Intentar hacer frente a la riada de iniquidad y mentira que nos asola4 únicamente con las armas de la política o el derecho, cuando sus promotores no respetan ni la verdad ni la justicia, solo nos llevará a la frustración y a devolver mal por mal y maldición por maldición, lo cual no es propio de nosotros5. Tampoco es posible mantener un diálogo sincero, ni un debate leal y razonable con los que están acostumbrados al engaño y al uso de todo tipo de subterfugios para conseguir lo que quieren.

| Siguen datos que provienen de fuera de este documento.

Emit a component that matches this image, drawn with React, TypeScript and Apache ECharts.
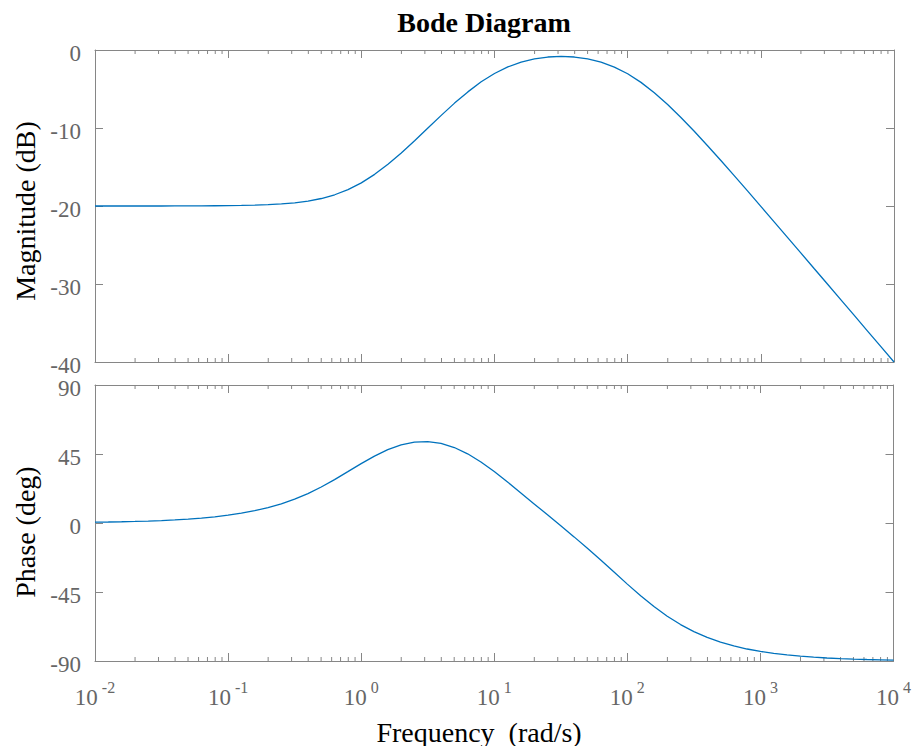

No nos engañemos, este mundo no se puede cambiar; ni siquiera nos es posible devolverlo a mejores tiempos —al menos de forma duradera— aunque nos entreguemos en cuerpo y alma a procurarlo. Y ello por dos razones: la primera es que no es esta nuestra función como cristianos en este mundo6; y la segunda, porque no es el propósito de Dios el ir mejorando el mismo hasta que sea perfecto7. Eso se queda para el reino de Dios que Jesús predicó8 y por cuya venida nos enseñó a orar9. Si bien —como sal que somos10— podemos contribuir en cierta medida a frenar por algún tiempo la degeneración progresiva del hombre y de la sociedad humana11 o la destrucción del medio ambiente12, no está en nuestra mano, ni es el propósito de Dios, que seamos nosotros quienes transformen el mundo de manera permanente en algo mejor (¡menos aún en algo perfecto!). Eso solo puede hacerlo Él.
Lo que sí requiere Dios de nosotros es que seamos luz para este mundo13: reflejando a Jesús14, anunciando “lo perfecto”15 que está por venir, y congregándole a todos aquellos que han sido “ordenados para vida eterna”16 y que formarán parte de esa nueva humanidad que ha de poblar la nueva Creación de Dios17. Para esto sí somos competentes por el poder del Espíritu Santo18, y las herramientas de la oración, la predicación del evangelio de Cristo y el resto de la panoplia cristiana19, son “poderosas en Dios” para destruir esas fortalezas que otro sigue levantando contra el conocimiento de Dios, y para llevar “cautivo todo pensamiento a la obediencia a Cristo”20.
La única esperanza para este pobre, desgastado, envilecido y maltrecho mundo sería que volviera a poner al Creador, Soberano, Juez y Redentor en el lugar que le corresponde21. Lo cual no parece que vaya a suceder22, toda vez que ha renegado de la fe en la primera venida de nuestro Salvador, de sus enseñanzas, sus milagros, su muerte vicaria y su resurrección por nosotros23, y se burla del anuncio de que volverá por segunda vez en gloria… esta vez como Juez24.
Tal y como están, las cosas solo pueden ir a peor, aunque haya claros en medio de la tormenta, y los juicios de Dios sobre este mundo seguirán sucediéndose hasta el final mientras el hombre continúe en su incredulidad, impiedad y rebelión contra Él25; desobedeciendo sus mandamientos y ordenanzas26, destruyendo sus instituciones27 y quebrantando el orden por Él establecido con el cual se mantiene el equilibrio en el universo28. Podríamos pasarnos la vida entera podando las ramas del árbol malo29, intentando erradicar uno a uno los malos hábitos y los delitos de los hombres y de la sociedad, peleando contra cada ley injusta o perversa que se promulga, y no obtener ninguna solución eficaz ni definitiva.
Dejemos, pues, de poner la esperanza en que obtendremos aquello que Dios no nos ha prometido y reconozcamos que nuestra lucha no es contra sangre y carne30. Es algo saludable, necesario y urgente para nosotros mismos y para los que nos rodean que tengamos en cuenta al diablo.